+++ EXTRACTED INFORMATION

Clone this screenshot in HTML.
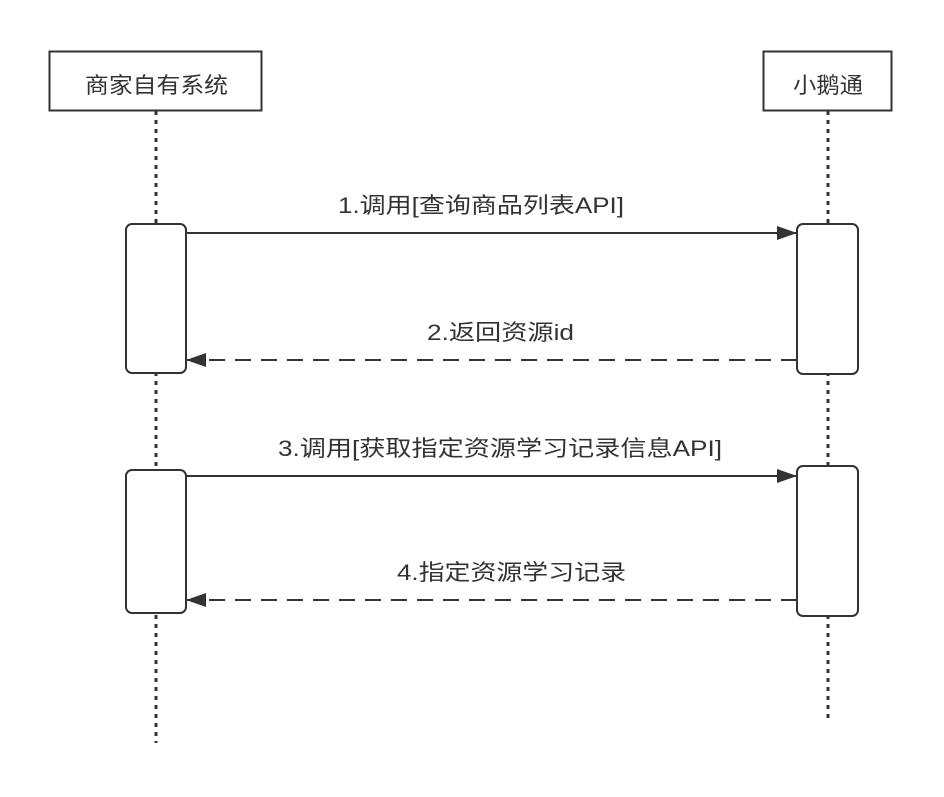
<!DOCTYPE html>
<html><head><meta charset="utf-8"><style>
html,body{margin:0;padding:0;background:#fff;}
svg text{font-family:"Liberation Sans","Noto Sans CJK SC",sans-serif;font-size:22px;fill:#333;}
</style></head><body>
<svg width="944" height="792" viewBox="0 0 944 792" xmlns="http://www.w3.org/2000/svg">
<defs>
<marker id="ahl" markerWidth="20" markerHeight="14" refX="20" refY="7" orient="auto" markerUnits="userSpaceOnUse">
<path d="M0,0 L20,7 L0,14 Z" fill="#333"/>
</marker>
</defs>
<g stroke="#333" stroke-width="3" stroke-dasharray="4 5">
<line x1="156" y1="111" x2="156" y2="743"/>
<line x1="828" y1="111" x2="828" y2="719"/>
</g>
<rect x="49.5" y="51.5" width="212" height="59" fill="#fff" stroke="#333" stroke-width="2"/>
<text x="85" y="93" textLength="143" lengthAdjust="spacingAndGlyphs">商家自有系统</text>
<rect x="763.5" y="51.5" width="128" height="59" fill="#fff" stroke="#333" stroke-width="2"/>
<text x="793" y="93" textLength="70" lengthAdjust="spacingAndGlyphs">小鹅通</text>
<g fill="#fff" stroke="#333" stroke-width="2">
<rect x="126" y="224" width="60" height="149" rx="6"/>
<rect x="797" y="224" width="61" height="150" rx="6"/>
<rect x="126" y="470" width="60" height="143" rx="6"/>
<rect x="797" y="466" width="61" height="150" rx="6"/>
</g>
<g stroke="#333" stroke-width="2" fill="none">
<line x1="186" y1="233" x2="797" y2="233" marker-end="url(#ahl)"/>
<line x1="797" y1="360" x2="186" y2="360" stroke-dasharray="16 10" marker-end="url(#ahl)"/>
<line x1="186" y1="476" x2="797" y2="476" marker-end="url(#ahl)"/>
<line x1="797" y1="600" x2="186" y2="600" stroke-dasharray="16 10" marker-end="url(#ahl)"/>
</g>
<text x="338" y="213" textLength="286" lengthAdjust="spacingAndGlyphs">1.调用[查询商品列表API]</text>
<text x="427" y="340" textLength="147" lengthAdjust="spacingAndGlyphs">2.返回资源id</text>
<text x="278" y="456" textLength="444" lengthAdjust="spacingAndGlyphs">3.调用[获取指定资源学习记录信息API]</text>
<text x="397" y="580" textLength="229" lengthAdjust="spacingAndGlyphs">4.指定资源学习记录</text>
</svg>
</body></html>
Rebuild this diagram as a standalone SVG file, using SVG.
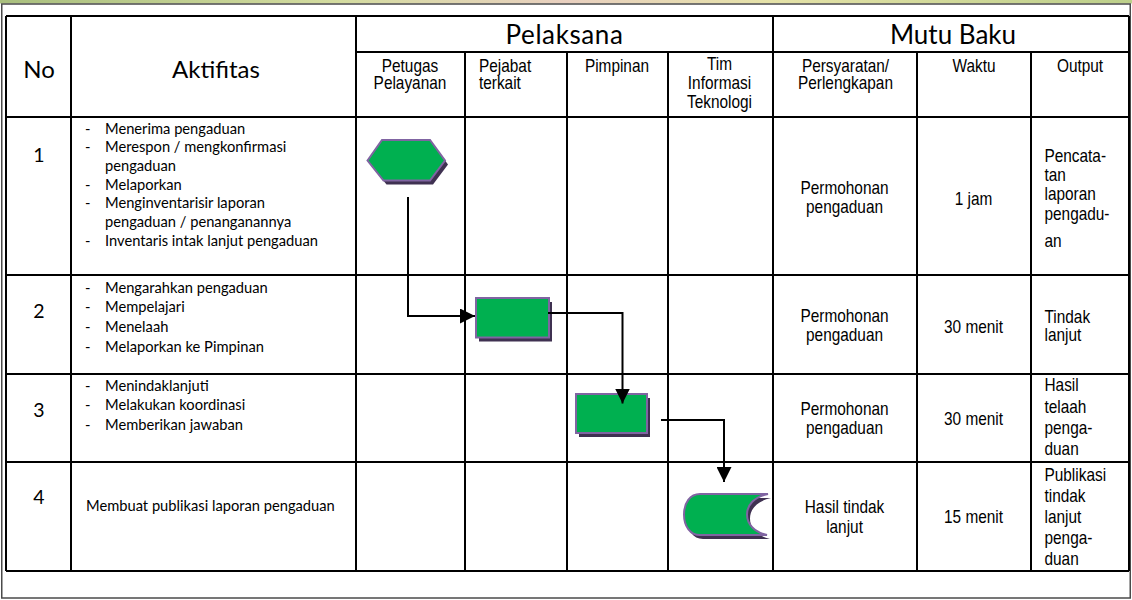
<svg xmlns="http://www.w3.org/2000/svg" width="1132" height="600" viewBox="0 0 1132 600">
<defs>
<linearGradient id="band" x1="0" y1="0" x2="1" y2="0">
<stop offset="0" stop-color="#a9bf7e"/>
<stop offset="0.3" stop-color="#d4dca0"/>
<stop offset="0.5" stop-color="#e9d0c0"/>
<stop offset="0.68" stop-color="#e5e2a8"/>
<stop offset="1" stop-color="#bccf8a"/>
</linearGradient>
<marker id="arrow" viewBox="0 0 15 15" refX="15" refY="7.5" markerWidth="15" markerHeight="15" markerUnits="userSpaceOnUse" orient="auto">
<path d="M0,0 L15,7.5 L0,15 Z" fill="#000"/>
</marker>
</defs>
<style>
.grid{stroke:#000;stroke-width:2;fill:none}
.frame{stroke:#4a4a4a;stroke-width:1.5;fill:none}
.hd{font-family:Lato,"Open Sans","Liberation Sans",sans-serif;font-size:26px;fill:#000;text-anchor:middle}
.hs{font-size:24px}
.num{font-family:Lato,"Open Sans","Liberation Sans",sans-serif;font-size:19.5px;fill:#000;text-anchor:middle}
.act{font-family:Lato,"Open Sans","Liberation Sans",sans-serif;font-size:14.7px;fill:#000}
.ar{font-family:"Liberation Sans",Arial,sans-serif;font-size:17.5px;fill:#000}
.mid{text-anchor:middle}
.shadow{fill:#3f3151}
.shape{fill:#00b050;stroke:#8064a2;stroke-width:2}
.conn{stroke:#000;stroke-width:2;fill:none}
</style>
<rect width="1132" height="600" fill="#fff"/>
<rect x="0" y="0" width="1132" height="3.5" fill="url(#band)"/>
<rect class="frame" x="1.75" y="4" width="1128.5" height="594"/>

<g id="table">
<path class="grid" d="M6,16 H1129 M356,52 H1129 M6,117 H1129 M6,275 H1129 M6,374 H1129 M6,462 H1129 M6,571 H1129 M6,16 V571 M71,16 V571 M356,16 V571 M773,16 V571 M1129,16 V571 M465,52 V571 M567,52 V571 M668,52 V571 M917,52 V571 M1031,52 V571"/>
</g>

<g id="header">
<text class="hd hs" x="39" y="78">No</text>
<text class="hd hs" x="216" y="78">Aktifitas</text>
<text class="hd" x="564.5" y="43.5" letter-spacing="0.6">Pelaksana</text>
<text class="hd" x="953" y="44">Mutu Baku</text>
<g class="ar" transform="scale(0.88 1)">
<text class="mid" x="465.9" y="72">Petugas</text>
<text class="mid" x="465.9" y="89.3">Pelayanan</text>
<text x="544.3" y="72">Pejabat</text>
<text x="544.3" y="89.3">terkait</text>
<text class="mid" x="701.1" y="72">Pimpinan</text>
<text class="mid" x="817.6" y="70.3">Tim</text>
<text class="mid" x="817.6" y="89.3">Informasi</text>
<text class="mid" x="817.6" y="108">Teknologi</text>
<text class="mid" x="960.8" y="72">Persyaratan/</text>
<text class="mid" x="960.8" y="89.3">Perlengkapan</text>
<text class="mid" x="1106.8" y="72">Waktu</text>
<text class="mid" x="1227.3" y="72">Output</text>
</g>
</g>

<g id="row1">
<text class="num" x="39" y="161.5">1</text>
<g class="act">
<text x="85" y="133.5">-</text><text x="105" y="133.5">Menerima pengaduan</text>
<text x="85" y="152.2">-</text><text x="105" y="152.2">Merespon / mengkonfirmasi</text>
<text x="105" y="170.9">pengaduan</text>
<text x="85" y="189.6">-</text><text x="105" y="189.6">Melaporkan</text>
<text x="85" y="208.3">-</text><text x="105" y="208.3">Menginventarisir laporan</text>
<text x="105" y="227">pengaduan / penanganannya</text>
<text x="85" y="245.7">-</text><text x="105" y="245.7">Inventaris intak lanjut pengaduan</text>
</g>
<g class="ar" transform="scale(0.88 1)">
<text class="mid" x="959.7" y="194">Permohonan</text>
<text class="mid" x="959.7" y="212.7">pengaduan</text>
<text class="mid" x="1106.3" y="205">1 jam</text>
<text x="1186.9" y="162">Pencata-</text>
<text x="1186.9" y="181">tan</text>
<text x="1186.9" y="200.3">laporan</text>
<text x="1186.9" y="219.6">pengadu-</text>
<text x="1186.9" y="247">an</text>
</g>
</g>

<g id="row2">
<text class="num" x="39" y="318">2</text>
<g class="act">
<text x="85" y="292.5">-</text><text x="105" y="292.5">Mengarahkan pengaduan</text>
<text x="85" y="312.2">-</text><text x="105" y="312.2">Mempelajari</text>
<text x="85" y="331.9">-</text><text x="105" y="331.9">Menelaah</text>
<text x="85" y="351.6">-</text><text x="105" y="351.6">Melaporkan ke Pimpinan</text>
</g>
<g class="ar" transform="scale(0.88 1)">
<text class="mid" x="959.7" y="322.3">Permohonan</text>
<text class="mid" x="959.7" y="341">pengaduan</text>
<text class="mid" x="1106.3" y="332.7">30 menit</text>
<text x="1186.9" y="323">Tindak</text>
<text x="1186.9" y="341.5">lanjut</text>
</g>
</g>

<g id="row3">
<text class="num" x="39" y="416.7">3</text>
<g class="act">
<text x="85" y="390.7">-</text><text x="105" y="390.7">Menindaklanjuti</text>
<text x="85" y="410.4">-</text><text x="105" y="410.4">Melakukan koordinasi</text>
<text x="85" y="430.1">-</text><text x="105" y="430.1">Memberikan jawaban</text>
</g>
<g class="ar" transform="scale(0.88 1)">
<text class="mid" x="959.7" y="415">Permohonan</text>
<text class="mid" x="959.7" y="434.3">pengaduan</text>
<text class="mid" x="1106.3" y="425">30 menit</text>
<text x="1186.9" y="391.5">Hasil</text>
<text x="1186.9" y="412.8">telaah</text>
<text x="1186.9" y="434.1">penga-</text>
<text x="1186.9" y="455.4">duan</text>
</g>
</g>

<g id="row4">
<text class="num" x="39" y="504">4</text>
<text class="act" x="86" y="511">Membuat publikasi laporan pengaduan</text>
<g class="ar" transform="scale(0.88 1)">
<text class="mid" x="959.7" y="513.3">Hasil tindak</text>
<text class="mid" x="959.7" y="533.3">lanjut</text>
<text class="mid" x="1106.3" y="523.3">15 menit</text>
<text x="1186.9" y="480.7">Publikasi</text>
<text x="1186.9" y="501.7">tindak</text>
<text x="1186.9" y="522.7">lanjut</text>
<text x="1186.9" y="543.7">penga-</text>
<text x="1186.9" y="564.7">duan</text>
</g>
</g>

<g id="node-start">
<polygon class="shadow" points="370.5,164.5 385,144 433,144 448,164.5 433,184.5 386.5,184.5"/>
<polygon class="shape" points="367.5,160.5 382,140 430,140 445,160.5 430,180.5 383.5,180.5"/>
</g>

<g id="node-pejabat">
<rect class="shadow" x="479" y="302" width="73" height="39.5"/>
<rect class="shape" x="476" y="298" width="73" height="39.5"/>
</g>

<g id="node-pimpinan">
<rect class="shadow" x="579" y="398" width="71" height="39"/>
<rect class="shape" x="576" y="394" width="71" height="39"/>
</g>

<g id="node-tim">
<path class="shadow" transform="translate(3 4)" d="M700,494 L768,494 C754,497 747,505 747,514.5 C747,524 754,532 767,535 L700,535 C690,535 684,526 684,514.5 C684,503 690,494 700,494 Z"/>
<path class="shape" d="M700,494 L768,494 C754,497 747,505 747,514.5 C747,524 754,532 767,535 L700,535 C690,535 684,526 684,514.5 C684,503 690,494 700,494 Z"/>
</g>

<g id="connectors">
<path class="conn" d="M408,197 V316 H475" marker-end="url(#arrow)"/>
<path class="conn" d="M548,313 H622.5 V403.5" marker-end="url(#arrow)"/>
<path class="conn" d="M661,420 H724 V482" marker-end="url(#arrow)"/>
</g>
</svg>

++++++

(WHAT TO DO)
From the entries above, extract every line where the word "this" appears.

(TASK RESULT)
Clone this screenshot in HTML.
Rebuild this diagram as a standalone SVG file, using SVG.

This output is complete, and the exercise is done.